Turkey’s government must respond to surging public outrage, but fears major military action in Iraq will foreclose its hopes of getting into the European Union, and put it on a collision course with the US in Iraq. Interestingly, US forces in Iraq have turned a blind eye to the PKK’s operations there and to its cross-border attacks into Turkey...
...A new danger looms. The US invasion devastated Iraq and effectively split into three pieces - fulfilling the first step in Israel’s grand strategy of fragmenting Iraq, Lebanon, and Syria. Iraq’s Mosul oil region, which formerly belonged to the Ottoman Empire, is a mere 119 kms from Turkey’s border. Kirkuk is only a bit further. After World War I, the British Empire grabbed this oil-rich region, cobbling together the unnatural state of Iraq to safeguard the oil.
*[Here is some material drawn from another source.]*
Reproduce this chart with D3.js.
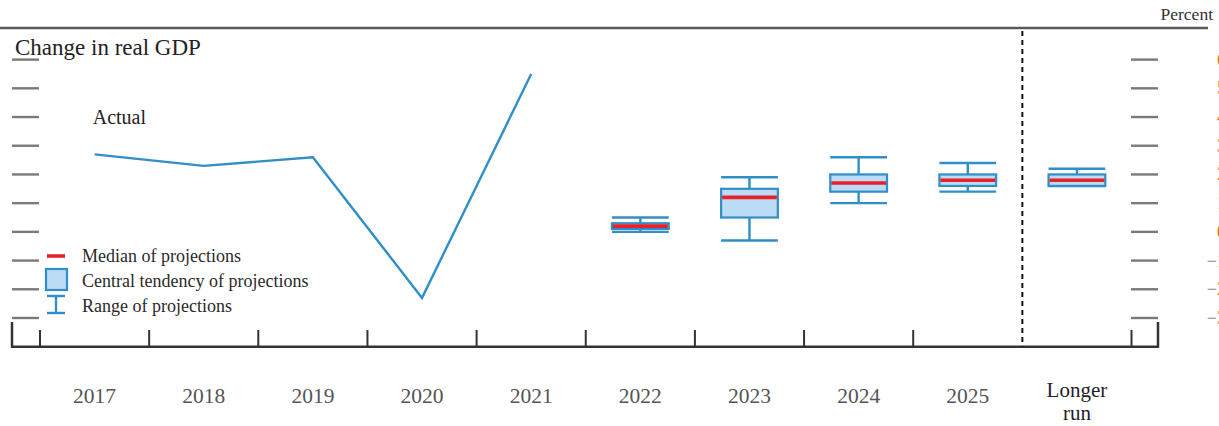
<!DOCTYPE html>
<html>
<head>
<meta charset="utf-8">
<script src="https://cdn.jsdelivr.net/npm/d3@7"></script>
<style>
html,body{margin:0;padding:0;background:#fff;}
svg{display:block;}
text{font-family:"Liberation Serif","Times New Roman",serif;}
</style>
</head>
<body>
<script>
// ---- data ----
const categories = ["2017","2018","2019","2020","2021","2022","2023","2024","2025","Longer run"];
const actualYears = ["2017","2018","2019","2020","2021"];
const actualValues = [2.7, 2.3, 2.6, -2.3, 5.5];
const projYears = ["2022","2023","2024","2025","Longer run"];
const projMedian = [0.2, 1.2, 1.7, 1.8, 1.8];
const ctLow = [0.1, 0.5, 1.4, 1.6, 1.6];
const ctHigh = [0.3, 1.5, 2.0, 2.0, 2.0];
const rangeLow = [0.0, -0.3, 1.0, 1.4, 1.6];
const rangeHigh = [0.5, 1.9, 2.6, 2.4, 2.2];
const yTicks = [6, 5, 4, 3, 2, 1, 0, -1, -2, -3];
const legendLabels = ["Median of projections", "Central tendency of projections", "Range of projections"];

const W = 1219, H = 426;
const svg = d3.select("body").append("svg").attr("width", W).attr("height", H);

const x = d3.scaleBand().domain(categories).range([40, 1131.5]).paddingInner(0).paddingOuter(0);
const y = d3.scaleLinear().domain([-4, 7]).range([346.7, 30.9]);
const bw = x.bandwidth();
const cx = d => x(d) + bw / 2;

const blue = "#2f8fc6", boxFill = "#bcdcf5", red = "#e8202a", tickGray = "#7a7a7a";

// top rule
svg.append("line").attr("x1", 0).attr("x2", 1208).attr("y1", 28).attr("y2", 28)
  .attr("stroke", "#5a5a5a").attr("stroke-width", 2.5);
svg.append("text").attr("x", 1213).attr("y", 20).attr("text-anchor", "end")
  .attr("font-size", 17.5).attr("fill", "#333").text("Percent");

// title
svg.append("text").attr("x", 15).attr("y", 55).attr("font-size", 23).attr("fill", "#222")
  .text("Change in real GDP");

// y tick segments (left and right)
const yt = svg.append("g");
yTicks.forEach(v => {
  yt.append("line").attr("x1", 12).attr("x2", 39).attr("y1", y(v)).attr("y2", y(v))
    .attr("stroke", tickGray).attr("stroke-width", 2.4);
  yt.append("line").attr("x1", 1131).attr("x2", 1158).attr("y1", y(v)).attr("y2", y(v))
    .attr("stroke", tickGray).attr("stroke-width", 2.4);
  // right tick labels (mostly beyond the window edge, as in the reference)
  if (v < 0) {
    yt.append("text").attr("x", 1217).attr("y", y(v) + 6).attr("text-anchor", "end")
      .attr("font-size", 18).attr("fill", "#8a8a8a").text("\u2212");
  }
  yt.append("text").attr("x", 1217).attr("y", y(v) + 6).attr("text-anchor", "start")
    .attr("font-size", 18).attr("fill", "#c8782a").text(Math.abs(v));
});

// bottom axis
const ax = svg.append("g");
ax.append("line").attr("x1", 12).attr("x2", 1158).attr("y1", 346.7).attr("y2", 346.7)
  .attr("stroke", "#333").attr("stroke-width", 2.5);
ax.append("line").attr("x1", 12).attr("x2", 12).attr("y1", 322).attr("y2", 347.9)
  .attr("stroke", "#333").attr("stroke-width", 2.5);
ax.append("line").attr("x1", 1158).attr("x2", 1158).attr("y1", 322).attr("y2", 347.9)
  .attr("stroke", "#333").attr("stroke-width", 2.5);
const boundaries = categories.map(c => x(c)).concat([x.range()[1]]);
boundaries.forEach((b, i) => {
  if (i === 9) return; // dashed separator instead
  ax.append("line").attr("x1", b).attr("x2", b).attr("y1", 330).attr("y2", 346.7)
    .attr("stroke", "#333").attr("stroke-width", 2);
});
// dashed separator
svg.append("line").attr("x1", x("Longer run")).attr("x2", x("Longer run"))
  .attr("y1", y(7)).attr("y2", 346.7)
  .attr("stroke", "#111").attr("stroke-width", 2).attr("stroke-dasharray", "5,4");

// x labels
categories.forEach(c => {
  if (c === "Longer run") {
    const t = svg.append("text").attr("text-anchor", "middle").attr("font-size", 21).attr("fill", "#1e1e2a");
    t.append("tspan").attr("x", cx(c)).attr("y", 397).text("Longer");
    t.append("tspan").attr("x", cx(c)).attr("y", 420).text("run");
  } else {
    svg.append("text").attr("x", cx(c)).attr("y", 403.3).attr("text-anchor", "middle")
      .attr("font-size", 21.5).attr("fill", "#555").text(c);
  }
});

// actual line
const line = d3.line().x((d, i) => cx(actualYears[i])).y(d => y(d));
svg.append("path").datum(actualValues).attr("d", line).attr("fill", "none")
  .attr("stroke", blue).attr("stroke-width", 2.4).attr("stroke-linejoin", "miter");
svg.append("text").attr("x", 92.7).attr("y", 124).attr("font-size", 20).attr("fill", "#222").text("Actual");

// projections
const boxW = bw * 0.52;
const pg = svg.append("g");
projYears.forEach((c, i) => {
  const xc = cx(c), x0 = xc - boxW / 2, x1 = xc + boxW / 2;
  pg.append("line").attr("x1", xc).attr("x2", xc).attr("y1", y(rangeHigh[i])).attr("y2", y(ctHigh[i]))
    .attr("stroke", blue).attr("stroke-width", 2.4);
  pg.append("line").attr("x1", xc).attr("x2", xc).attr("y1", y(ctLow[i])).attr("y2", y(rangeLow[i]))
    .attr("stroke", blue).attr("stroke-width", 2.4);
  pg.append("line").attr("x1", x0).attr("x2", x1).attr("y1", y(rangeHigh[i])).attr("y2", y(rangeHigh[i]))
    .attr("stroke", blue).attr("stroke-width", 2.4);
  pg.append("line").attr("x1", x0).attr("x2", x1).attr("y1", y(rangeLow[i])).attr("y2", y(rangeLow[i]))
    .attr("stroke", blue).attr("stroke-width", 2.4);
  pg.append("rect").attr("x", x0).attr("width", boxW)
    .attr("y", y(ctHigh[i])).attr("height", y(ctLow[i]) - y(ctHigh[i]))
    .attr("fill", boxFill).attr("stroke", blue).attr("stroke-width", 2.2);
  pg.append("line").attr("x1", x0 + 1).attr("x2", x1 - 1).attr("y1", y(projMedian[i])).attr("y2", y(projMedian[i]))
    .attr("stroke", red).attr("stroke-width", 3.6);
});

// legend
const lg = svg.append("g");
lg.append("line").attr("x1", 47).attr("x2", 65).attr("y1", 256).attr("y2", 256)
  .attr("stroke", red).attr("stroke-width", 3.6);
lg.append("rect").attr("x", 46).attr("y", 269).attr("width", 21).attr("height", 21)
  .attr("fill", boxFill).attr("stroke", blue).attr("stroke-width", 2.2);
lg.append("line").attr("x1", 47).attr("x2", 65).attr("y1", 296).attr("y2", 296).attr("stroke", blue).attr("stroke-width", 2.4);
lg.append("line").attr("x1", 47).attr("x2", 65).attr("y1", 313).attr("y2", 313).attr("stroke", blue).attr("stroke-width", 2.4);
lg.append("line").attr("x1", 56).attr("x2", 56).attr("y1", 296).attr("y2", 313).attr("stroke", blue).attr("stroke-width", 2.4);
legendLabels.forEach((t, i) => {
  lg.append("text").attr("x", 82).attr("y", 261.7 + i * 25).attr("font-size", 18).attr("fill", "#2a2a2a").text(t);
});
</script>
</body>
</html>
If Iraq slides further into the abyss, Turkey and Iran may partition Iraq. Today, Turkey has no oil. Its fragile economy is hammered by having to earn US dollars to buy oil. But if Turkey repossessed Iraq’s northern oil fields, this nation of 70 million with 515,000 men at arms would become an important power that would reassert traditional Turkish influence in the Mideast, Balkans, Caucasus, and Central Asia.
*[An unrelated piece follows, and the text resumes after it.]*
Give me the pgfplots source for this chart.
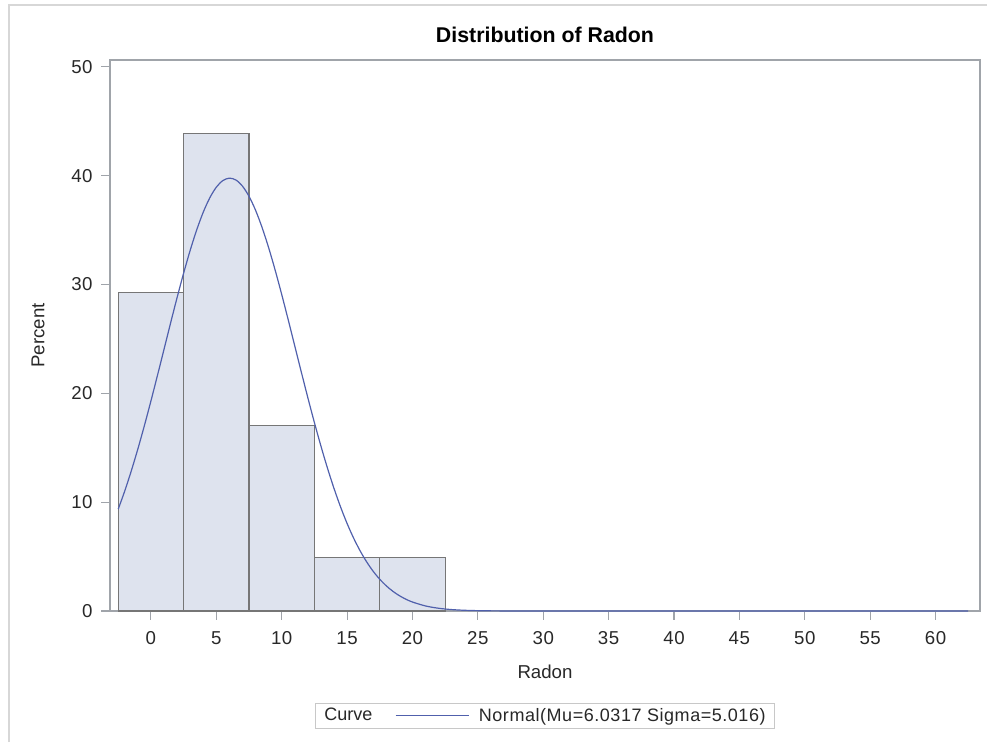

`Pan-Turanism,’ the idea of spreading Turkish influence from its eastern border across the Turkic lands of Central Asia to the Great Wall of China remains dear to the hearts of many Turkish nationalists and far rightists. Iraq’s huge oil reserves are a big temptation Ankara cannot ignore. After all, if the US can invade Iraq for oil, why not neighboring, ex-owner Turkey?
Indeed, why not? And be quite sure that the Turkish army will do a very ruthless job of putting down Kurdish rebels. It may take a few years, but the oil will flow, no matter how much blood has to be mixed into it.
And note also Margolis's observation about how Turkey needs dollars to buy oil. Money, as Stirling has noted repeatedly, is what you can use to buy the ultimate unit of scarcity in a financial system. In the modern world money is what you can use to buy oil. Ankara has two ways to get oil -- it can join the EU and start using the Euro, which is now a currency which oil can be bought in; or it can invade Iraq and grab the oil, with the justification that (unlike the US) Iraq really is harboring enemies who are attacking it.
I hate to say it, but my take is that Europe will never, ever, let Turkey really join the EU. And I further believe that the Turkish army is capable of subduing Kurdish resistance, though it would be a bloody fight that would probably take a decade to fifteen years. Given that those two things are true and given that we are moving into a period of extreme oil scarcity Turkey's national interest would best be served by telling the US to take a flying leap, giving Europe (who will never let them join anyway) the finger, and invading.
The long term consequences from Europe? Not that severe, honestly. Hey, they need oil too. And from the US? Nothing all that significant, the US can't handle the enemies it already has.
Let's hope that either the US or the EU make the Turks an offer they can't refuse. Because right now realpolitik says that the oil fields of Mosul are waiting.